Electric Fish Robotics

Wednesdays@NICO Seminar, Noon, March 5, 2014, Chambers Hall, Lower Level

Professor Malcolm MacIver, McCormick School of Engineering and Applied Science


While we last lived underwater 350 million years ago, humanity is returning to the depths for a host of reasons: for energy such as oil, for health such as coral reef monitoring, and for pleasure. Despite this return, our underwater technology has evolved slowly and suffers from some key limitations in both the way information is acquired, and the way motion is accomplished. In this talk I’ll discuss the targeted replication of electric fish sensory and motion capabilities that myself and collaborators in the Neuroscience and Robotics Laboratory have done that can help resolve these issues. While this discipline is sometimes referred to bio-inspired robotics, I'll also show how some exciting fundamental science results have been inspired by the robots we’ve built, which could be called robo-inspired biology.
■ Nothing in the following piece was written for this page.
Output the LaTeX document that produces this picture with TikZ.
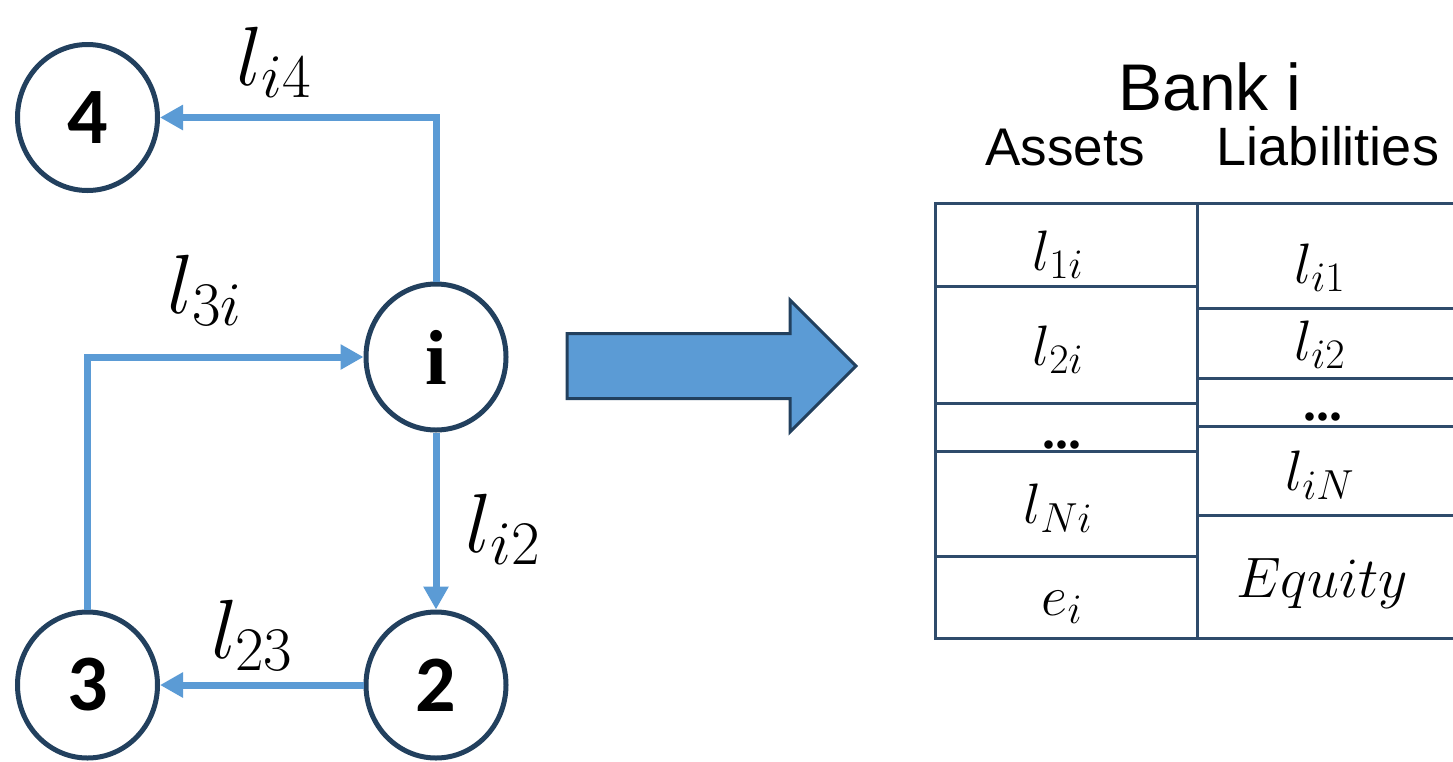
\RequirePackage{fix-cm}
\documentclass[tikz,border=0pt]{standalone}
\usepackage{fontspec}
\setmainfont{Liberation Sans}
\newfontfamily\digitfont{Carlito}
\newfontfamily\serifb{Liberation Serif}
\usetikzlibrary{arrows.meta,shapes.geometric}
\newcommand\sbx[2]{\hbox{\fontsize{#1}{#1}\selectfont$#2$}}
\newcommand\lab[1]{$l_{\sbx{62}{#1}}$}
\newcommand\cel[1]{$l_{\sbx{42}{#1}}$}
\definecolor{navy}{HTML}{22405E}
\definecolor{lblue}{HTML}{5B9BD5}
\definecolor{tline}{HTML}{2F4B6B}
\tikzset{
  bnode/.style={ellipse,draw=navy,line width=5pt,minimum width=140pt,minimum height=146pt,inner sep=0pt},
  numtxt/.style={font=\digitfont\bfseries\fontsize{80}{80}\selectfont},
  conn/.style={draw=lblue,line width=7pt,-{Triangle[length=23pt,width=24pt]}},
  elabel/.style={anchor=base,inner sep=0pt,font=\fontsize{84}{84}\selectfont},
  cell/.style={anchor=base,inner sep=0pt,font=\fontsize{57}{60}\selectfont},
  tab/.style={draw=tline,line width=3pt},
  head/.style={anchor=base,inner sep=0pt}
}
\begin{document}
\begin{tikzpicture}[x=1pt,y=-1pt]
\useasboundingbox (0,0) rectangle (1453,761);
% graph nodes
\node[bnode,numtxt] (n4) at (87.5,117.5) {4};
\node[bnode,font=\serifb\bfseries\fontsize{78}{78}\selectfont] (ni) at (436,357) {i};
\node[bnode,numtxt] (n3) at (87.5,685) {3};
\node[bnode,numtxt] (n2) at (436,685) {2};
% connectors
\draw[conn] (ni.north) |- (n4.east);
\draw[conn] (n3.north) |- (ni.west);
\draw[conn] (ni.south) -- (n2.north);
\draw[conn] (n2.west) -- (n3.east);
% edge labels
\node[elabel] (li4) at (274,85) {\lab{i4}};
\node[elabel] (l3i) at (205,313) {\lab{3i}};
\node[elabel] (li2g) at (503,552) {\lab{i2}};
\node[elabel] (l23) at (252,658) {\lab{23}};
% big arrow
\draw[fill=lblue,draw=navy,line width=3pt,line join=miter]
  (567,333.5) -- (790,333.5) -- (790,300) -- (856,366) -- (790,432) -- (790,398.5) -- (567,398.5) -- cycle;
% headings
\node[head,font=\fontsize{66}{66}\selectfont] (bank) at (1210,110) {Bank i};
\node[head,font=\fontsize{53}{53}\selectfont] (assets) at (1065,165) {Assets};
\node[head,font=\fontsize{54}{54}\selectfont] (liab) at (1328,165) {Liabilities};
% table lines
\draw[tab] (1453,203) -- (935,203) -- (935,638) -- (1453,638);
\draw[tab] (1197,203) -- (1197,638);
\foreach \yy in {286,403,451,556} \draw[tab] (935,\yy) -- (1197,\yy);
\foreach \yy in {308,378,426,515} \draw[tab] (1197,\yy) -- (1453,\yy);
% cells
\node[cell] (a1) at (1058,270) {\cel{1i}};
\node[cell] (a2) at (1058,365) {\cel{2i}};
\node[cell,font=\serifb\bfseries\fontsize{52}{52}\selectfont] (a3) at (1062,448) {...};
\node[cell] (a4) at (1058,523) {\cel{Ni}};
\node[cell] (a5) at (1062,615) {$e_{\sbx{42}{i}}$};
\node[cell] (b1) at (1320,283) {\cel{i1}};
\node[cell] (b2) at (1320,360) {\cel{i2}};
\node[cell,font=\serifb\bfseries\fontsize{52}{52}\selectfont] (b3) at (1323,420) {...};
\node[cell] (b4) at (1320,490) {\cel{iN}};
\node[cell] (b5) at (1322,597) {$Equity$};
\end{tikzpicture}
\end{document}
Professor MacIver is group leader in the Neuroscience and Robotics Laboratory at Northwestern University, where he is an Associate Professor with joint appointments between Mechanical Engineering and Biomedical Engineering, and a courtesy appointment with the Department of Neurobiology. His work focuses on extracting key mechanistic principles underlying complex animal behavior, focusing on interactions between biomechanics, neuronal processing, and sensory system properties while animals are actively acquiring information. He then incorporates these mechanisms into advanced biorobotic systems, or large scale simulations on computing clusters, for synergy between technological and scientific advances. He received the 2009 Presidential Early Career Award for Science and Engineering. MacIver has also developed interactive science-inspired art exhibits that have exhibited internationally, frequently consults for science fiction film makers in Hollywood, and spoke at the 2013 Caltech TEDx on ’The Brain’ about the evolution of planning and awareness.